This opinion will be unpublished and

may not be cited except as provided by

Minn. Stat. § 480A.08, subd. 3 (2004).






In the Matter of the Application of:

Kadey Beth Danielson on behalf of:

Samantha Marie Jameson for a name change to:

Samantha Marie Danielson.


Filed February 7, 2006


Kalitowski, Judge


Sherburne County District Court

File No. C5-04-1080


Matthew Abram Jameson, OID #166574, MCF Faribault, 1101 Linden Lane, Faribault, MN 55021 (pro se appellant)


Kadey Beth Danielson, 315 Fern Street, #102, Big Lake, MN 55309 (pro se respondent)


            Considered and decided by Stoneburner, Presiding Judge; Kalitowski, Judge; and Huspeni, Judge.*

U N P U B L I S H E D   O P I N I O N


Appellant Matthew Abram Jameson challenges the district court’s decision to grant respondent Kadey Beth Danielson’s motion to change the surname of the parties’ child from Jameson to Danielson.  We affirm. 


We review the district court’s decision to grant or deny a name change under an abuse-of-discretion standard.  In re Welfare of C.M.G., 516 N.W.2d 555, 561 (Minn.
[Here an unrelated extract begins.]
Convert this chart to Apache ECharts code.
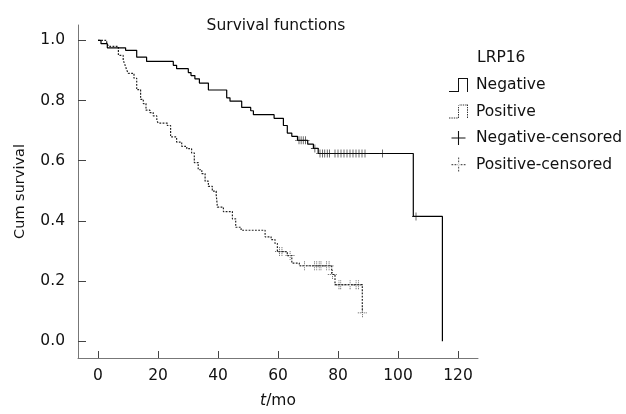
<!DOCTYPE html>
<html>
<head>
<meta charset="utf-8">
<script src="https://cdn.jsdelivr.net/npm/echarts@6/dist/echarts.min.js"></script>
<style>
html,body{margin:0;padding:0;background:#fff;}
#c{width:626px;height:414px;}
</style>
</head>
<body>
<div id="c"></div>
<script>
// ---- data ----
const negTime = [0, 1, 3.1, 9.2, 12.9, 16.2, 25.1, 26.2, 30.1, 31.0, 32.3, 33.8, 36.8, 42.9, 44.0, 47.9, 50.9, 51.8, 58.7, 61.8, 63.1, 64.6, 66.5, 69.9, 71.8, 73.4, 105.1, 114.8];
const negSurv = [1.0, 0.989, 0.975, 0.967, 0.944, 0.930, 0.917, 0.906, 0.893, 0.883, 0.872, 0.858, 0.835, 0.809, 0.798, 0.777, 0.766, 0.753, 0.741, 0.717, 0.692, 0.681, 0.668, 0.655, 0.641, 0.624, 0.415, 0.0];

const posTime = [0, 2.9, 3.5, 6.8, 8.4, 9.0, 9.6, 10.1, 12.0, 12.9, 14.2, 15.1, 16.0, 17.3, 18.4, 19.6, 20.1, 23.1, 24.2, 26.2, 27.9, 29.6, 31.2, 32.1, 33.4, 34.6, 35.7, 36.8, 38.1, 39.4, 39.8, 41.8, 44.8, 45.9, 47.7, 55.7, 57.7, 59.0, 59.8, 63.1, 64.6, 67.1, 77.9, 79.0, 88.1];
const posSurv = [1.0, 0.991, 0.980, 0.950, 0.934, 0.918, 0.901, 0.890, 0.874, 0.836, 0.804, 0.790, 0.768, 0.760, 0.749, 0.733, 0.725, 0.717, 0.679, 0.662, 0.648, 0.640, 0.626, 0.594, 0.570, 0.557, 0.532, 0.515, 0.499, 0.488, 0.446, 0.431, 0.407, 0.379, 0.369, 0.347, 0.338, 0.325, 0.298, 0.285, 0.260, 0.251, 0.222, 0.188, 0.095];

const negCensTime = [67.0, 67.7, 68.4, 69.2, 72.3, 74.0, 74.8, 75.6, 76.4, 77.2, 79, 80, 81, 82, 83, 84, 85, 86, 87, 88, 89, 94.9, 106];
const negCensSurv = [0.668, 0.668, 0.668, 0.668, 0.641, 0.624, 0.624, 0.624, 0.624, 0.624, 0.624, 0.624, 0.624, 0.624, 0.624, 0.624, 0.624, 0.624, 0.624, 0.624, 0.624, 0.624, 0.415];

const posCensTime = [60.5, 61.3, 64.0, 68.8, 72.1, 72.9, 73.7, 74.3, 76.2, 77.0, 78.1, 80.3, 80.9, 84.0, 86.0, 86.8, 88.1];
const posCensSurv = [0.298, 0.298, 0.285, 0.251, 0.251, 0.251, 0.251, 0.251, 0.251, 0.251, 0.222, 0.188, 0.188, 0.188, 0.188, 0.188, 0.095];

const xTicks = [0, 20, 40, 60, 80, 100, 120];
const yTicks = [0.0, 0.2, 0.4, 0.6, 0.8, 1.0];
const seriesNames = ['Negative', 'Positive', 'Negative-censored', 'Positive-censored'];
const legendTitle = 'LRP16';
const chartTitle = 'Survival functions';
const xName = 't/mo';
const yName = 'Cum survival';

// ---- helpers ----
function zip(a, b) { return a.map((v, i) => [v, b[i]]); }
const FONT = 'DejaVu Sans';

// dashed path builder for icons (decorative glyphs)
function dashPath(segs, dash, gap, th) {
  let p = '';
  segs.forEach(([x1, y1, x2, y2]) => {
    if (y1 === y2) {
      const a = Math.min(x1, x2), b = Math.max(x1, x2);
      for (let x = a; x < b; x += dash + gap) {
        const w = Math.min(dash, b - x);
        p += 'M' + x + ',' + y1 + 'h' + w + 'v' + th + 'h' + (-w) + 'z';
      }
    } else {
      const a = Math.min(y1, y2), b = Math.max(y1, y2);
      for (let y = a; y < b; y += dash + gap) {
        const h = Math.min(dash, b - y);
        p += 'M' + x1 + ',' + y + 'v' + h + 'h' + th + 'v' + (-h) + 'z';
      }
    }
  });
  return 'path://' + p;
}
const stepSegs = [[0, 13, 9, 13], [9, 0, 9, 14], [9, 0, 18, 0], [18, 0, 18, 14]];
const iconNeg = 'path://M0,13h10v1h-10zM9,0h1v14h-1zM9,0h10v1h-10zM18,0h1v14h-1z';
const iconPos = dashPath(stepSegs, 1.4, 1.0, 1);
const plusSolid = 'path://M0,6h13v1h-13zM6,0h1v13h-1z';
const plusDotted = dashPath([[0, 6, 13, 6], [6, 0, 6, 13]], 1.6, 1.2, 1);

const chart = echarts.init(document.getElementById('c'), null, {renderer: 'canvas'});
const option = {
  animation: false,
  backgroundColor: '#fff',
  textStyle: {fontFamily: FONT},
  grid: {left: 78, right: 148, top: 25, bottom: 50, containLabel: false},
  graphic: [
    {type: 'text', x: 276, y: 26, style: {text: chartTitle, font: '15.5px "DejaVu Sans"', fill: '#111', textAlign: 'center', textVerticalAlign: 'middle'}},
    {type: 'text', x: 477, y: 58, style: {text: legendTitle, font: '15.5px "DejaVu Sans"', fill: '#111', textAlign: 'left', textVerticalAlign: 'middle'}}
  ],
  legend: {
    orient: 'vertical',
    left: 444,
    top: 72,
    itemWidth: 19,
    itemHeight: 14,
    itemGap: 10.5,
    selectedMode: false,
    textStyle: {fontSize: 15.5, fontFamily: FONT, color: '#111', padding: [0, 0, 0, 3]},
    data: [
      {name: seriesNames[0], icon: iconNeg, itemStyle: {color: '#111', borderWidth: 0}},
      {name: seriesNames[1], icon: iconPos, itemStyle: {color: '#333', borderWidth: 0}},
      {name: seriesNames[2], icon: plusSolid, itemStyle: {color: '#111', borderWidth: 0}},
      {name: seriesNames[3], icon: plusDotted, itemStyle: {color: '#555', borderWidth: 0}}
    ]
  },
  xAxis: {
    type: 'value',
    min: -20 / 3,
    max: 380 / 3,
    axisLine: {show: true, onZero: false, lineStyle: {color: '#777', width: 1}},
    axisTick: {show: true, inside: true, length: 7, customValues: xTicks, lineStyle: {color: '#444'}},
    axisLabel: {customValues: xTicks, margin: 10, fontSize: 15.5, fontFamily: FONT, color: '#111', formatter: v => String(v)},
    splitLine: {show: false},
    name: '{it|t}/mo',
    nameLocation: 'middle',
    nameGap: 35,
    nameTextStyle: {fontSize: 15.5, fontFamily: FONT, color: '#111', rich: {it: {fontStyle: 'italic', fontSize: 15.5, fontFamily: FONT, color: '#111'}}}
  },
  yAxis: {
    type: 'value',
    min: -0.0555,
    max: 1.051,
    axisLine: {show: true, onZero: false, lineStyle: {color: '#777', width: 1}},
    axisTick: {show: true, inside: true, length: 8, customValues: yTicks, lineStyle: {color: '#444'}},
    axisLabel: {customValues: yTicks, margin: 13, fontSize: 15.5, fontFamily: FONT, color: '#111', formatter: v => v.toFixed(1)},
    splitLine: {show: false},
    name: yName,
    nameLocation: 'middle',
    nameGap: 50,
    nameTextStyle: {fontSize: 14.5, fontFamily: FONT, color: '#111'}
  },
  series: [
    {
      name: seriesNames[0], type: 'line', step: 'end', showSymbol: false, symbol: 'none',
      data: zip(negTime, negSurv),
      lineStyle: {color: '#000', width: 1.2},
      itemStyle: {color: '#111'}, z: 3
    },
    {
      name: seriesNames[1], type: 'line', step: 'end', showSymbol: false, symbol: 'none',
      data: zip(posTime, posSurv),
      lineStyle: {color: '#222', width: 1.2, type: [1.8, 1.4]},
      itemStyle: {color: '#333'}, z: 2
    },
    {
      name: seriesNames[2], type: 'scatter', symbol: plusSolid, symbolSize: 8,
      data: zip(negCensTime, negCensSurv),
      itemStyle: {color: '#111', opacity: 1}, z: 4
    },
    {
      name: seriesNames[3], type: 'scatter', symbol: plusDotted, symbolSize: 9,
      data: zip(posCensTime, posCensSurv),
      itemStyle: {color: '#444', opacity: 1}, z: 4
    }
  ]
};
chart.setOption(option);
</script>
</body>
</html>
App. 1994).  A district court “shall” grant an application for a change in a minor child’s name unless the court finds the change is not in the best interests of the child.  Minn. Stat. § 259.11(a)(3) (2004).  But “judicial discretion in ordering a change of a minor’s surname against the objection of one parent should be exercised with great caution and only where the evidence is clear and compelling that the substantial welfare of the child necessitates such change.”  In re Saxton, 309 N.W.2d 298, 301 (Minn. 1981) (quotation omitted).  “When granting or denying a petition for a name change, the court must set forth clear and compelling reasons for its decision.”  LaChapelle v. Mitten, 607 N.W.2d 151, 166 (Minn. App. 2000) (quotation omitted), review denied (Minn. May 16, 2000).  To determine a child’s best interests, the district court should consider such factors as the child’s preference, the effect the name change would have on the child’s relationship with each parent, the length of time the child has had the current name, the degree of respect the present and proposed names have within the community, and the potential the name change might have to cause harassment or embarrassment.  Saxton, 309 N.W.2d at 301. 

Here, the district court’s findings reflect its consideration of the appropriate factors.  The court found that the name change would provide more consistency and less confusion for the child because she would have the same surname as her mother, who is the child’s sole physical and legal custodian and with whom the child has lived all of her life.  The district court also found that the child would suffer no disruption from the change of name because at 18 months of age she has not yet started school and has no existing community ties to the Jameson name.  The court further found that the name change would improve and foster the child’s relationship with respondent but would not negatively impact or hinder the child’s relationship with appellant.  Addressing whether the child could face difficulties with the current or proposed name, the court explained that living with a surname different than her primary custodial parent’s surname could cause confusion or embarrassment for the child.  Finally, the district court concluded that the name change is in the child’s best interests.  We conclude that the testimonial evidence presented at the name-change hearing supports the district court’s findings.

Appellant argues that the court should have established whether he had been adjudicated the child’s birth father.  But the record indicates that appellant testified, “I have been adjudicated the birth father.”  Moreover, the court confirmed that the parties signed a declaration of parentage acknowledging appellant as the child’s father.  We also note that although appellant objected to the name change at the hearing, he did not claim that the change in his daughter’s surname would hinder his relationship with her or conflict with her best interests.  On this record we cannot say that the district court abused its discretion in granting respondent’s request to change the child’s surname.   


*  Retired judge of the Minnesota Court of Appeals, serving by appointment pursuant to Minn. Const. art. VI, § 10.